Moreover, you don’t need to worry about compliance, if data products are available in the marketplace, that means they have already passed all policies checks, best practices and standards. Witboost automatically performs all compliance checks, that you have defined when publishing a data product.
Inside this module, consumers can:
- Search and discover data products available in the marketplace
- Understand what domains and data products are available in the different domains, and how they are connected
- Access data product details and consume one of the available output ports by requesting access
- Read and create reviews
- Read answers and ask questions to data product owners
- View all data products and inspect their dependencies through the Dependencies Graph
- Review KPIs, statistics and real-time data through Mesh Supervision
You can think of the marketplace as an actual e-commerce module, where each data product has its page to "sell" it to consumers; this page not only contains the data product details but also some ways for the consumer to express their satisfaction in consuming it.
The Marketplace Front End can be easily extended by implementing custom plugins to create new dashboards and add custom widgets.
Provisioner
The Provisioner is like the leader of a team of workers: he receives a job description and decomposes it into a series of smaller individual tasks; then assigns specific tasks to workers to execute, and when all are done declares the work completed.
The responsibilities of the Provisioner are:
- Build the provision/unprovision/validation/update acl plans given a specific Data Product Descriptor;
- Schedule the provision/unprovision/validation/update acl plans in order to generate a DAG of tasks that are executed in the queue;
- When a new template is created or updated, the Provisioning Coordinator stores its metadata;
- Store and use the validation policies;
- Schedule an Access request task for a target component to the related Technology Adapter;
- Schedule an HTTP call to the Marketplace Proxy when the provision, unprovision and access tasks are OK.
Deploy flow
- The builder will clone Use Case Templates to create pre-built repositories for Data Products and their components
- When the Data Product and all its components are in a stable status it is possible to invoke the commit operation.
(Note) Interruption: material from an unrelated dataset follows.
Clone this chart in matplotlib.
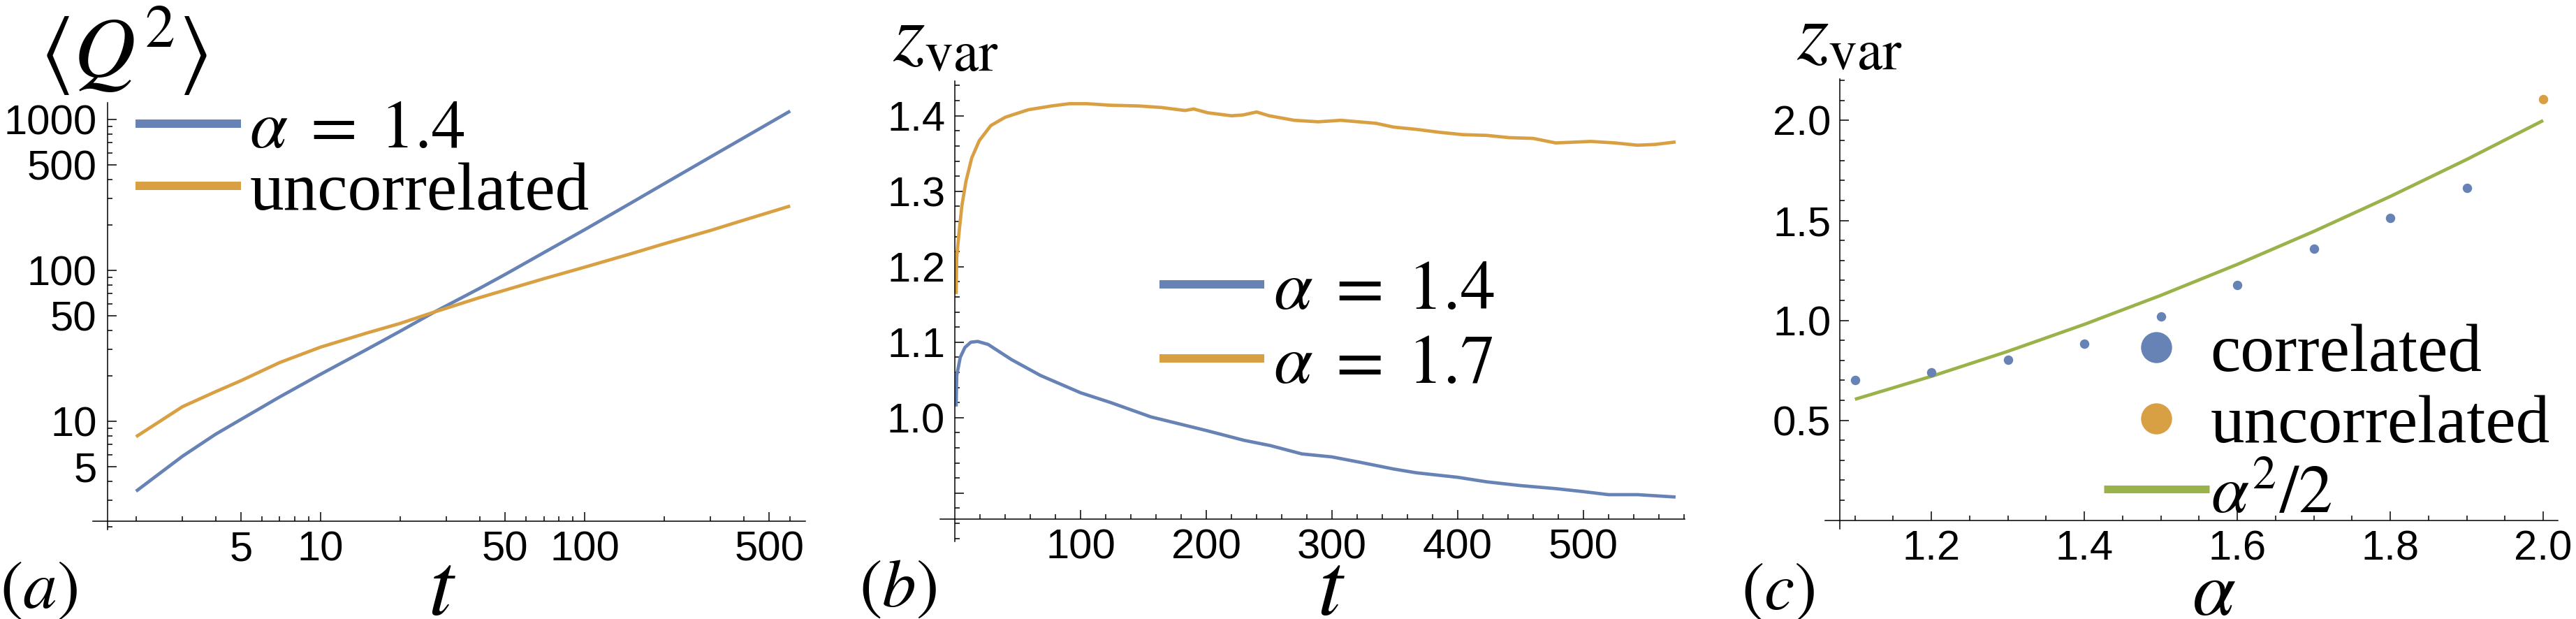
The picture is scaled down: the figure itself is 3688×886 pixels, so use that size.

When the commit operation is invoked, it will generate a data product descriptor by reading all components' repositories; after all of them have been merged, the resulting YAML Data Product Descriptor is committed along with the environment's configurations in the repository.
- While testing an existing committed snapshot, the YAML descriptor is loaded and validated against the configured policies; while the HEAD branch is tested, the descriptor is built on the spot but not published.
- The deploy operation will send one of the YAML Data Product Descriptors to the Provisioner for deployment. The deploy operation will not generate a descriptor, since it is applicable only to existing snapshot versions. For deployments, it uses instead the descriptors already committed in the repo by a previous commit invocation. The Provisioner will invoke again the validation to check that any previously committed descriptor is still valid (and also to support invocations performed outside of the Builder module).
- The Provisioner validates the descriptor by invoking the Computational Governance Platform
- The Provisioner "compiles" the Data Product Descriptor into a Provisioning Plan
- The Provisioner schedules the Provisioning Plan calling in the right sequence the Specific Provisioners
- Each Technology Adapter executes a specific Provisioning Task for creating the specified Data Product Component
- Once the Provisioning Plan has been completed the Coordinator notifies the Marketplace and the Customer Data Catalog (if any).